Robinson, 28, now faces felony charges of having sexual relations with the eighth-grade boy from the school.
According to an arrest warrant, Robinson had sex with the boy at a home on Rasha Drive while she had "supervisory authority over the victim" on Jan. 1. At 8 p.m. Saturday, Robinson picked up the boy from his home and drove him to the Augusta Marriott Hotel & Suites on 10th Street, where she booked a room and again had sex with him, according to the warrant.
School district officials launched an investigation on Feb. 11 after a parent told Principal Thomas Norris that her children had heard rumors of the relationship during a Valentine's Day dance at the school Feb. 10.
The Department of School Safety and Security and the district's Office of Professional Standards then took over the investigation.
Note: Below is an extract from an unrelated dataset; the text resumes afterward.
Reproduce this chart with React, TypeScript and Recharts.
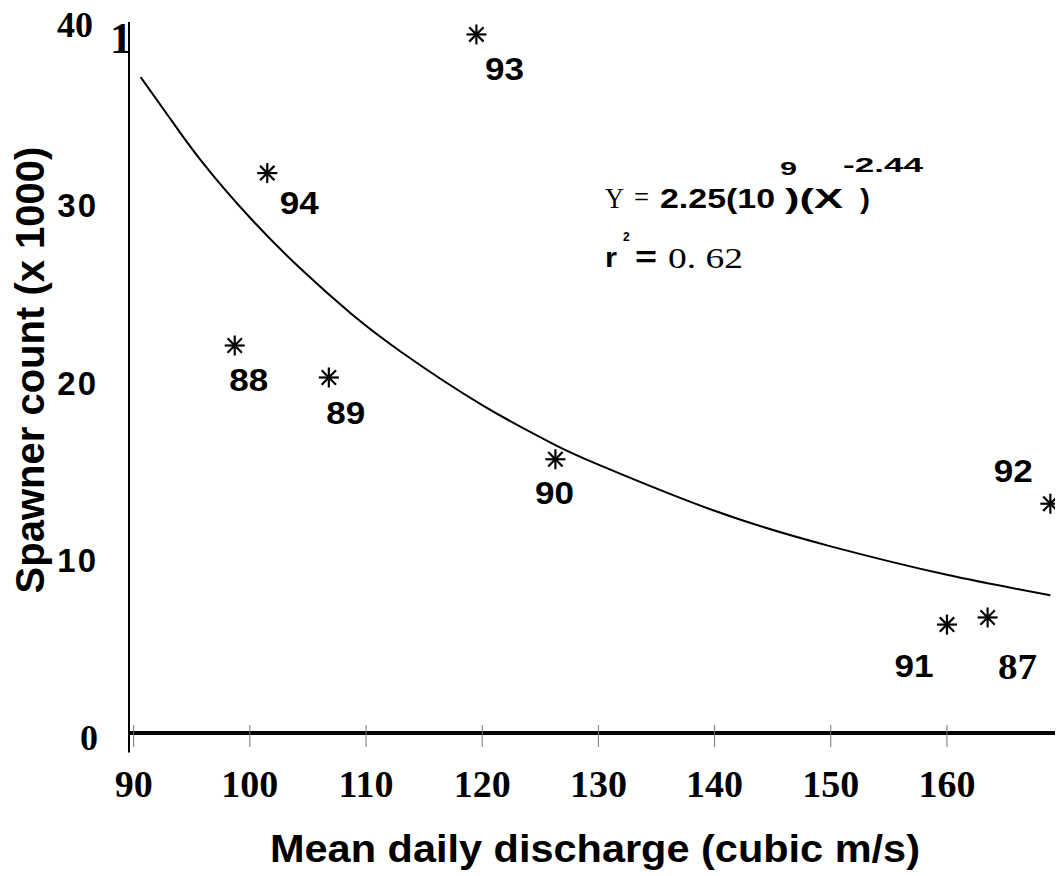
import {
  ComposedChart,
  Line,
  Scatter,
  XAxis,
  YAxis,
  ReferenceLine,
} from 'recharts';

// observed spawner counts by year
const years = ['88', '94', '89', '93', '90', '91', '87', '92'];
const discharge = [98.7, 101.5, 106.8, 119.5, 126.3, 160.0, 163.5, 168.9];
const spawners = [21.8, 31.5, 20.0, 39.3, 15.4, 6.1, 6.5, 12.9];

// fitted curve
const fitX = [90.6, 93, 95.8, 100, 104.4, 108.7, 113, 120, 126.3, 130, 140, 150, 160, 168.9];
const fitY = [36.9, 34.7, 32.2, 29.0, 26.1, 23.6, 21.45, 18.45, 16.2, 15.1, 12.5, 10.5, 8.9, 7.75];

const xTicks = [90, 100, 110, 120, 130, 140, 150, 160];
const yTicks = [0, 10, 20, 30, 40];

const SANS = '"Liberation Sans", Arial, sans-serif';
const SERIF = '"Liberation Serif", "Times New Roman", serif';

// where each year label sits relative to its marker
const labelOffset: Record<string, [number, number]> = {
  '93': [28, 34],
  '94': [32, 29],
  '88': [14, 33],
  '89': [17, 34],
  '90': [-1, 33],
  '92': [-37, -34],
  '91': [-33, 40],
  '87': [30, 50],
};

const points = years.map((year, i) => ({ year, x: discharge[i], y: spawners[i] }));
const curve = fitX.map((x, i) => ({ x, y: fitY[i] }));

function Star(props: any) {
  const { cx, cy, payload } = props;
  if (cx == null || cy == null) return null;
  const r = 10;
  const d = r * 0.72;
  const [dx, dy] = labelOffset[payload.year] || [0, 30];
  const serif = payload.year === '87';
  return (
    <g>
      <g stroke="#000" strokeWidth={2.2}>
        <line x1={cx - r} y1={cy} x2={cx + r} y2={cy} />
        <line x1={cx} y1={cy - r} x2={cx} y2={cy + r} />
        <line x1={cx - d} y1={cy - d} x2={cx + d} y2={cy + d} />
        <line x1={cx - d} y1={cy + d} x2={cx + d} y2={cy - d} />
      </g>
      <text
        x={cx + dx}
        y={cy + dy + 12}
        textAnchor="middle"
        fontFamily={serif ? SERIF : SANS}
        fontWeight="bold"
        fontSize={serif ? 36 : 31}
        textLength={39}
        lengthAdjust="spacingAndGlyphs"
        fill="#000"
      >
        {payload.year}
      </text>
    </g>
  );
}

function XTick(props: any) {
  const { x, y, payload } = props;
  return (
    <g>
      <line x1={x} y1={y - 8} x2={x} y2={y + 14} stroke="#777" strokeWidth={1} />
      <text
        x={x}
        y={y + 64}
        textAnchor="middle"
        fontFamily={SERIF}
        fontWeight="bold"
        fontSize={38}
        fill="#000"
      >
        {payload.value}
      </text>
    </g>
  );
}

function YTick(props: any) {
  const { x, y, payload } = props;
  const v = payload.value;
  const serif = v === 0 || v === 40;
  return (
    <text
      x={x - (v === 40 ? 36 : 31)}
      y={y + (v === 40 ? 15 : 17)}
      textAnchor="end"
      fontFamily={serif ? SERIF : SANS}
      fontWeight="bold"
      fontSize={serif ? 36 : 33}
      letterSpacing={serif ? 0 : 2}
      fill="#000"
    >
      {v}
    </text>
  );
}

export default function App() {
  return (
    <div
      style={{
        position: 'absolute',
        left: 0,
        top: 0,
        width: 1060,
        height: 876,
        background: '#fff',
        overflow: 'hidden',
      }}
    >
      <ComposedChart
        width={1060}
        height={876}
        margin={{ top: 22, right: 5, left: 0, bottom: 0 }}
      >
        <XAxis
          dataKey="x"
          type="number"
          domain={[89.6, 169.3]}
          ticks={xTicks}
          height={143}
          tickSize={0}
          tickMargin={0}
          tick={<XTick />}
          axisLine={{ stroke: '#000', strokeWidth: 4 }}
          allowDataOverflow
        />
        <YAxis
          type="number"
          domain={[0, 40]}
          ticks={yTicks}
          width={129}
          tickSize={0}
          tickMargin={0}
          tick={<YTick />}
          axisLine={{ stroke: '#000', strokeWidth: 2 }}
          allowDataOverflow
        />
        <ReferenceLine
          segment={[
            { x: 89.6, y: -1.1 },
            { x: 89.6, y: 0 },
          ]}
          stroke="#000"
          strokeWidth={2}
          ifOverflow="visible"
        />
        <Line
          data={curve}
          dataKey="y"
          type="natural"
          stroke="#000"
          strokeWidth={2}
          dot={false}
          activeDot={false}
          isAnimationActive={false}
        />
        <Scatter
          data={points}
          dataKey="y"
          shape={<Star />}
          isAnimationActive={false}
        />
      </ComposedChart>

      <svg
        width={1060}
        height={876}
        style={{ position: 'absolute', left: 0, top: 0, pointerEvents: 'none' }}
      >
        <text x={110} y={53} fontFamily={SERIF} fontWeight="bold" fontSize={44}>
          1
        </text>

        {/* fitted equation */}
        <text x={605} y={208} fontFamily={SERIF} fontSize={29} textLength={19} lengthAdjust="spacingAndGlyphs">
          Y
        </text>
        <text x={634} y={207} fontFamily={SERIF} fontSize={30} textLength={15} lengthAdjust="spacingAndGlyphs">
          =
        </text>
        <text x={660} y={208} fontFamily={SANS} fontWeight="bold" fontSize={28} textLength={115} lengthAdjust="spacingAndGlyphs">
          2.25(10
        </text>
        <text x={780} y={175} fontFamily={SANS} fontWeight="bold" fontSize={18} textLength={17} lengthAdjust="spacingAndGlyphs">
          9
        </text>
        <text x={785} y={208} fontFamily={SANS} fontWeight="bold" fontSize={28} textLength={58} lengthAdjust="spacingAndGlyphs">
          )(X
        </text>
        <text x={860} y={208} fontFamily={SANS} fontWeight="bold" fontSize={28} textLength={10} lengthAdjust="spacingAndGlyphs">
          )
        </text>
        <text x={843} y={172} fontFamily={SANS} fontWeight="bold" fontSize={20} textLength={80} lengthAdjust="spacingAndGlyphs">
          -2.44
        </text>
        <text x={605} y={267} fontFamily={SANS} fontWeight="bold" fontSize={28} textLength={12} lengthAdjust="spacingAndGlyphs">
          r
        </text>
        <text x={623} y={241} fontFamily={SANS} fontWeight="bold" fontSize={12}>
          2
        </text>
        <text x={635} y={267} fontFamily={SANS} fontWeight="bold" fontSize={30} textLength={22} lengthAdjust="spacingAndGlyphs">
          =
        </text>
        <text x={668} y={268} fontFamily={SERIF} fontSize={30} textLength={75} lengthAdjust="spacingAndGlyphs">
          0. 62
        </text>

        {/* axis titles */}
        <text
          x={595}
          y={862}
          textAnchor="middle"
          fontFamily={SANS}
          fontWeight="bold"
          fontSize={39}
          textLength={650}
          lengthAdjust="spacingAndGlyphs"
        >
          Mean daily discharge (cubic m/s)
        </text>
        <text
          x={44}
          y={370}
          transform="rotate(-90 44 370)"
          textAnchor="middle"
          fontFamily={SANS}
          fontWeight="bold"
          fontSize={40}
        >
          Spawner count (x 1000)
        </text>
      </svg>
    </div>
  );
}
At least four student and faculty witnesses were interviewed before Robinson surrendered to authorities Wednesday. School safety Lt. Richard Roundtree has said he does not believe there were other victims.
She remained at the Richmond County jail awaiting a bond hearing Thursday evening.
Robinson, who also is an assistant coach for the girls basketball and softball teams, was placed on administrative leave after the district began its investigation.